For Kenyan women, being an entrepreneur is probably one of the toughest things to do. Finding credit is not easy, as banks ask for collateral.
But things could change, thanks to a number of financial institutions that have come up with ways of going around some of the obstacles that women in business face in business.
Credit Bank, for example, is working with several local and international partners. Some are risk participation partnerships that come in handy in de-risking the SMEs, according to Credit Bank CEO Betty Korir.
“We achieve this by looking at various players in the trade transaction and we get a way of assessing the counterparty,” says Ms Korir.
One of the financial institutions that Credit Bank works with is African Guarantee Fund (AGF), a pan-African organization that promotes economic development by providing guarantees to financial institutions financing Small and Medium Enterprises.
African Guarantee Fund Deputy CEO Jules Ngankam says they have spent over one billion dollars in the last six years to support SMEs targeting to improve their business potential.
“We go to the bank to make sure that they unlock the potential financing that they may have for SMES,” Mr Ngankam says. “In our six years of operation, we have been able to issue one billion dollars of guarantee, meaning we were able to unlock two billion dollars of financing towards SMEs and we have done so to 100 plus.”
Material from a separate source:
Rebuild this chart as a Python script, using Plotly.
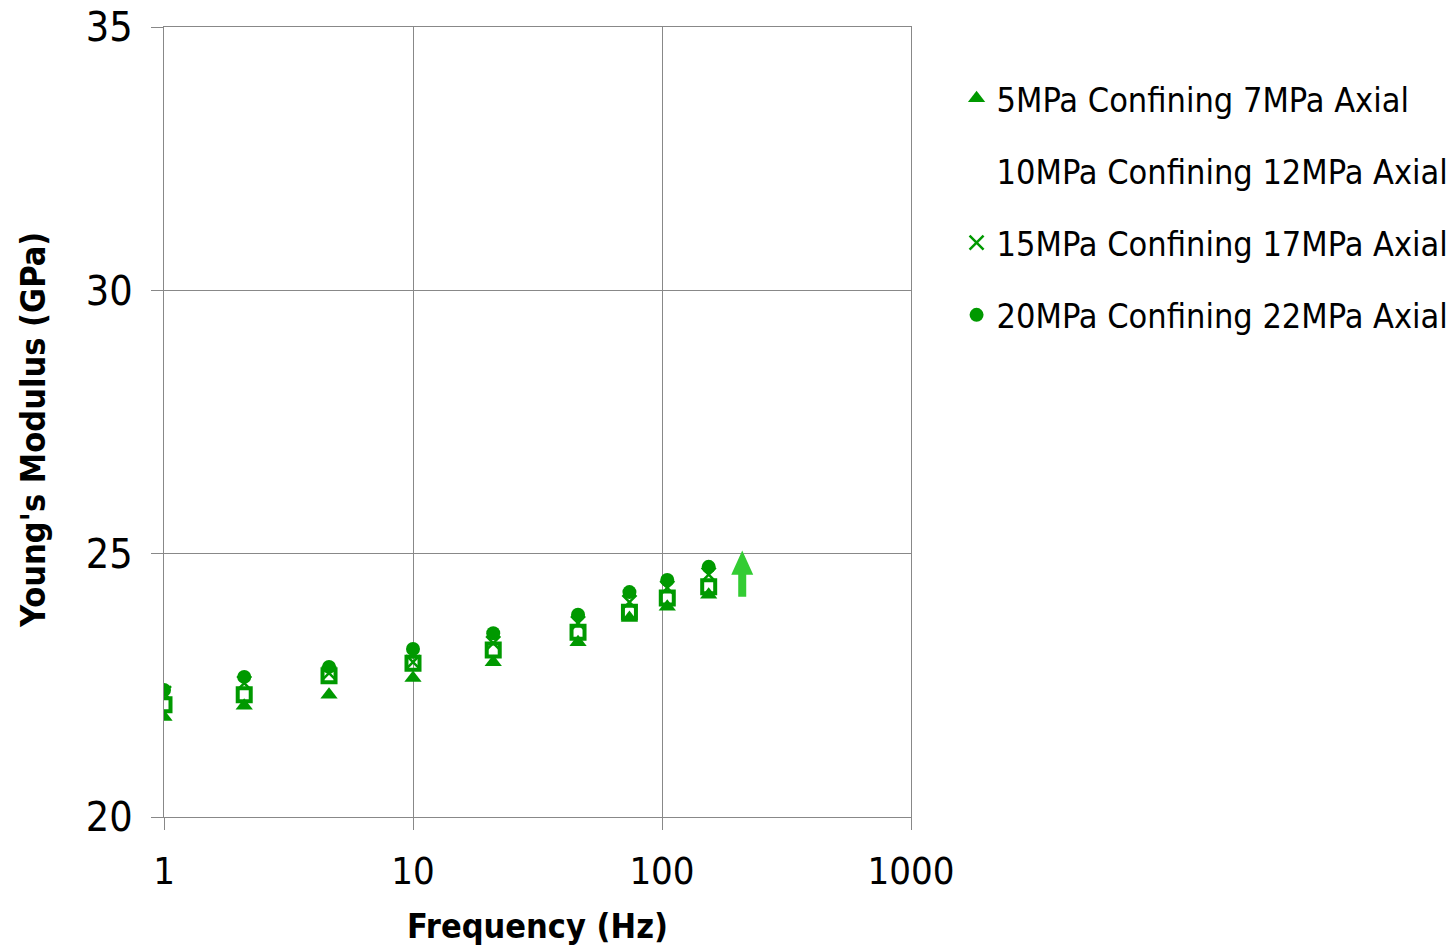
import plotly.graph_objects as go

# Test frequencies (Hz)
frequency = [1, 2.1, 4.6, 10, 21, 46, 74, 105, 154]

# Young's modulus (GPa) for each confining/axial stress condition
e_5_7 = [21.90, 22.11, 22.32, 22.64, 22.94, 23.32, 23.78, 23.99, 24.22]
e_10_12 = [22.13, 22.32, 22.68, 22.92, 23.17, 23.51, 23.89, 24.16, 24.37]
e_15_17 = [22.35, 22.54, 22.73, 22.94, 23.30, 23.68, 24.08, 24.35, 24.60]
e_20_22 = [22.41, 22.66, 22.85, 23.19, 23.49, 23.84, 24.27, 24.50, 24.75]

names = [
    "5MPa Confining 7MPa Axial",
    "10MPa Confining 12MPa Axial",
    "15MPa Confining 17MPa Axial",
    "20MPa Confining 22MPa Axial",
]

# Trend arrow: frequency and modulus span
arrow_freq = 210
arrow_bottom, arrow_neck, arrow_tip = 24.18, 24.60, 25.06

GREEN = "#009900"
FONT = "DejaVu Sans Condensed, DejaVu Sans, sans-serif"

fig = go.Figure()

fig.add_trace(go.Scatter(
    x=frequency, y=e_5_7, mode="markers", name=names[0], legendgroup="a",
    marker=dict(symbol="triangle-up", size=15, color=GREEN, line=dict(width=0)),
))
fig.add_trace(go.Scatter(
    x=frequency, y=e_10_12, mode="markers", name=names[1], showlegend=False,
    marker=dict(symbol="square-open", size=13, color=GREEN, line=dict(width=4, color=GREEN)),
))
# legend row for the square series carries no visible symbol
fig.add_trace(go.Scatter(
    x=[None], y=[None], mode="markers", name=names[1], legendgroup="b",
    marker=dict(symbol="square", size=10, color="rgba(0,0,0,0)"),
))
fig.add_trace(go.Scatter(
    x=frequency, y=e_15_17, mode="markers", name=names[2], legendgroup="c",
    marker=dict(symbol="x-thin", size=14, color=GREEN, line=dict(width=2.5, color=GREEN)),
))
fig.add_trace(go.Scatter(
    x=frequency, y=e_20_22, mode="markers", name=names[3], legendgroup="d",
    marker=dict(symbol="circle", size=14, color=GREEN, line=dict(width=0)),
))

# Upward arrow drawn in data y, pixel x relative to the arrow frequency
hw, sw = 11, 4
path = (
    f"M{-sw},{arrow_bottom} L{sw},{arrow_bottom} L{sw},{arrow_neck} "
    f"L{hw},{arrow_neck} L0,{arrow_tip} L{-hw},{arrow_neck} L{-sw},{arrow_neck} Z"
)
fig.add_shape(
    type="path", xref="x", yref="y", xsizemode="pixel", xanchor=arrow_freq,
    path=path, fillcolor="#33CC33", line=dict(width=0), layer="above",
)

# Y-axis title
fig.add_annotation(
    text="<b>Young's Modulus (GPa)</b>", textangle=-90,
    xref="paper", yref="paper", x=0, y=0.49, xanchor="center", yanchor="middle",
    xshift=-131, showarrow=False,
    font=dict(family=FONT, size=34, color="black"),
)

fig.update_layout(
    width=1453, height=948,
    margin=dict(l=164, r=542, t=27, b=131, autoexpand=False),
    paper_bgcolor="white", plot_bgcolor="white",
    font=dict(family=FONT, color="black"),
    showlegend=True,
    legend=dict(
        x=1.061, y=0.946, xanchor="left", yanchor="top",
        font=dict(family=FONT, size=34, color="black"),
        traceorder="grouped", tracegroupgap=25,
        itemsizing="trace", bgcolor="rgba(0,0,0,0)",
    ),
)

fig.update_xaxes(
    type="log", range=[0, 3], automargin=False,
    tickvals=[1, 10, 100, 1000], ticktext=["1", "10", "100", "1000"],
    ticks="outside", ticklen=12, tickcolor="#888888", tickwidth=1,
    ticklabelstandoff=8,
    showgrid=True, gridcolor="#888888", gridwidth=1,
    showline=True, linecolor="#888888", linewidth=1, mirror=True,
    zeroline=False,
    tickfont=dict(family=FONT, size=38, color="black"),
    title=dict(text="<b>Frequency (Hz)</b>", font=dict(family=FONT, size=34, color="black"), standoff=22),
)
fig.update_yaxes(
    range=[20, 35], tickvals=[20, 25, 30, 35], automargin=False,
    ticks="outside", ticklen=12, tickcolor="#888888", tickwidth=1,
    ticklabelstandoff=10,
    showgrid=True, gridcolor="#888888", gridwidth=1,
    showline=True, linecolor="#888888", linewidth=1, mirror=True,
    zeroline=False,
    tickfont=dict(family=FONT, size=41, color="black"),
)

fig.write_html("out.html")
Efforts by organizations such as the African Guarantee Fund as well as financial institutions such as Credit Bank are paying off. A quick chat with some women who own SMEs gives hope to rising entrepreneurs.
Ms Carol Muriuki is the CEO of Kajeje Limited, which distributes beauty and hair products, attributes her growth to the cordial relationship she has had with Credit Bank
“The first batch of stock was from my own savings but thereafter I needed support from a bank,” Ms Muriuki says. “It’s not easy to get a bank that listens to you and buy into your idea. The first container which I imported full of beauty products was financed by Credit Bank.”
Capital not the problem
Credit Bank has been keen on financing and helping SMEs transition to their next stages by facilitating capacity building among the businesses, helping them develop resilience and operate professionally.
The bank in 2016 launched an E-hub where it trains the entrepreneurs before lending to them.
“Many people argue that the number one challenge facing SMEs is capital but we go beyond that. We have realized that SMEs require training in key areas such as marketing, monitoring of cash flows and turnover as well as human resource,”’ says Ms Pam Mutembei, Head of Business, Credit Bank.